O historiador Paulo Lopes, da Universidade Nova de Lisboa, analisou a transição da Idade Média para o Renascimento na cartografia europeia e descobriu que, mesmo durante os Descobrimentos, a visão do Atlântico reflectia ainda a herança da Antiguidade, na qual o mar era o espaço de prodígios, uma extensão infinita de águas, repleta de leviatãs, sereias e dragões. No Mediterrâneo, navegava-se por referências – as conhecenças. No Atlântico, existia apenas um vazio, que levava a representações de um mundo fantástico, com criaturas fantasiosas e irreais (à direita).
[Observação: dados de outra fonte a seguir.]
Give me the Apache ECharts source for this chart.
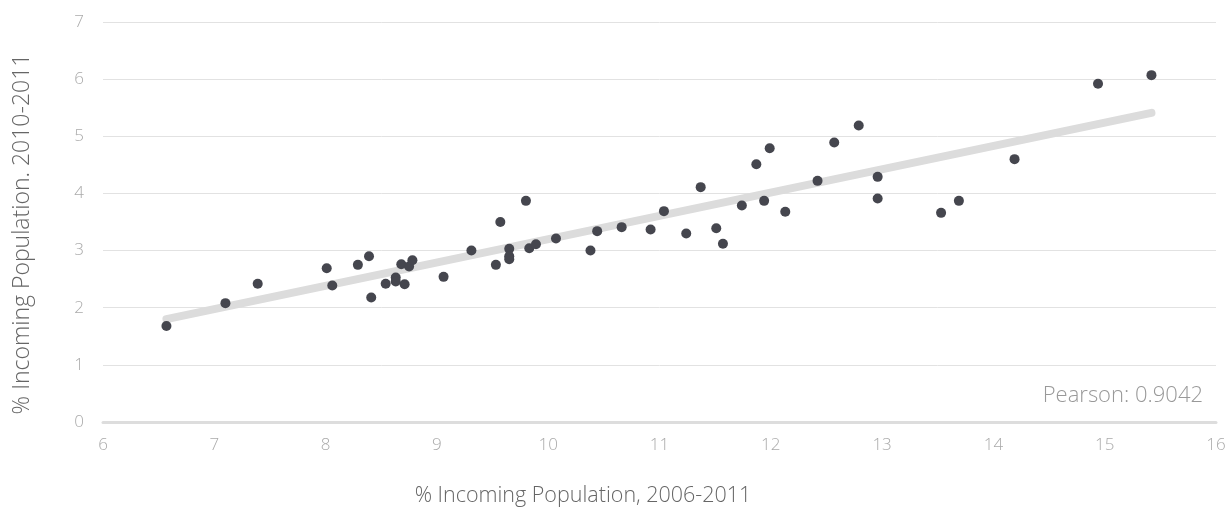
<!DOCTYPE html>
<html>
<head>
<meta charset="utf-8">
<script src="https://cdn.jsdelivr.net/npm/echarts@6/dist/echarts.min.js"></script>
<style>
  html, body { margin: 0; padding: 0; background: #fff; }
  #chart { width: 1230px; height: 511px; }
</style>
</head>
<body>
<div id="chart"></div>
<script>
// % incoming population 2006-2011 (x) vs 2010-2011 (y)
const xValues = [6.57, 7.1, 7.39, 8.01, 8.06, 8.29, 8.39, 8.41, 8.54, 8.63, 8.63, 8.71, 8.68, 8.75, 8.78,
  9.06, 9.31, 9.57, 9.8, 9.53, 9.65, 9.65, 9.65, 9.83, 9.89, 10.07, 10.38, 10.44, 10.66, 10.92,
  11.04, 11.24, 11.51, 11.57, 11.37, 11.74, 11.87, 11.99, 11.94, 12.13, 12.42, 12.57, 12.79,
  12.96, 12.96, 13.53, 13.69, 14.19, 14.94, 15.42];
const yValues = [1.68, 2.08, 2.42, 2.69, 2.39, 2.75, 2.9, 2.18, 2.42, 2.53, 2.46, 2.41, 2.76, 2.72, 2.83,
  2.54, 3.0, 3.5, 3.87, 2.75, 3.03, 2.9, 2.85, 3.04, 3.11, 3.21, 3.0, 3.34, 3.41, 3.37,
  3.69, 3.3, 3.39, 3.12, 4.11, 3.79, 4.51, 4.79, 3.87, 3.68, 4.22, 4.89, 5.19,
  4.29, 3.91, 3.66, 3.87, 4.6, 5.92, 6.07];
const trendX = [6.57, 15.42];
const trendY = [1.8, 5.41];
const xTicks = [6, 16, 1];
const yTicks = [0, 7, 1];
const xTitle = '% Incoming Population, 2006-2011';
const yTitle = '% Incoming Population. 2010-2011';
const pearsonText = 'Pearson: 0.9042';

const font = '"Open Sans", Lato, sans-serif';
const chart = echarts.init(document.getElementById('chart'));
chart.setOption({
  animation: false,
  grid: { left: 103, right: 14, top: 22, bottom: 89 },
  graphic: [
    {
      type: 'text',
      x: 583,
      y: 496,
      style: { text: xTitle, fill: '#666', font: '300 21.5px ' + font, align: 'center', verticalAlign: 'middle' }
    },
    {
      type: 'text',
      x: 22,
      y: 234,
      rotation: Math.PI / 2,
      style: { text: yTitle, fill: '#666', font: '300 23px ' + font, align: 'center', verticalAlign: 'middle' }
    },
    {
      type: 'text',
      x: 1203,
      y: 396,
      style: { text: pearsonText, fill: '#999', font: '300 22px ' + font, align: 'right', verticalAlign: 'middle' }
    }
  ],
  xAxis: {
    type: 'value',
    min: xTicks[0],
    max: xTicks[1],
    interval: xTicks[2],
    axisLine: { show: true, lineStyle: { color: '#ddd', width: 3 } },
    axisTick: { show: false },
    splitLine: { show: false },
    axisLabel: { color: '#aaa', fontSize: 17, fontWeight: 300, fontFamily: font, margin: 15 }
  },
  yAxis: {
    type: 'value',
    min: yTicks[0],
    max: yTicks[1],
    interval: yTicks[2],
    axisLine: { show: false },
    axisTick: { show: false },
    splitLine: { lineStyle: { color: '#e2e2e2', width: 1 } },
    axisLabel: { color: '#aaa', fontSize: 17, fontWeight: 300, fontFamily: font, margin: 19 }
  },
  series: [
    {
      type: 'line',
      data: trendX.map((x, i) => [x, trendY[i]]),
      symbol: 'none',
      lineStyle: { color: '#dcdcdc', width: 8, cap: 'round' },
      z: 1
    },
    {
      type: 'scatter',
      data: xValues.map((x, i) => [x, yValues[i]]),
      symbolSize: 10,
      itemStyle: { color: '#45464e', opacity: 1 },
      z: 2
    }
  ]
});
</script>
</body>
</html>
Monstros marinhos no manuscrito madrileno (1460) da Geographia de Ptolemeu, Biblioteca Nacional de Espanha.

 Ao mesmo tempo, o encontro com o islão mercantil e as experiências iniciais e observações em primeira mão produziram outra forma de ver o mar. “A figura das ilhas, devedoras da tradição de Artur e das sagas nórdicas, torna-as repositórios do encanto que antes pertenceu ao deserto e à floresta”, escreveu o autor.

Mapa da Europa de Mercator (1572), Olaf Mokansky, Biblioteca da Duquesa Anna Amalia, Weimar, Alemanha.

A evolução da navegação produziu uma revolução de pensamento: “O terror do desconhecido tão caracteristicamente medieval dá lugar à curiosidade e à vontade de explorar esse desconhecido.” Esperar-se-ia que a cartografia acompanhasse com realismo um mundo mais palpável, mas outros medos emergiram: é no Atlântico que se encontram obstáculos geográficos terríveis, as tempestades, as noites no mar. E a cartografia europeia só se libertaria desse peso do fantástico em pleno século XVII.

Atlas de Monte (1590), Biblioteca do Seminário Arcebispal de Milão, Venegono Inferior (VA).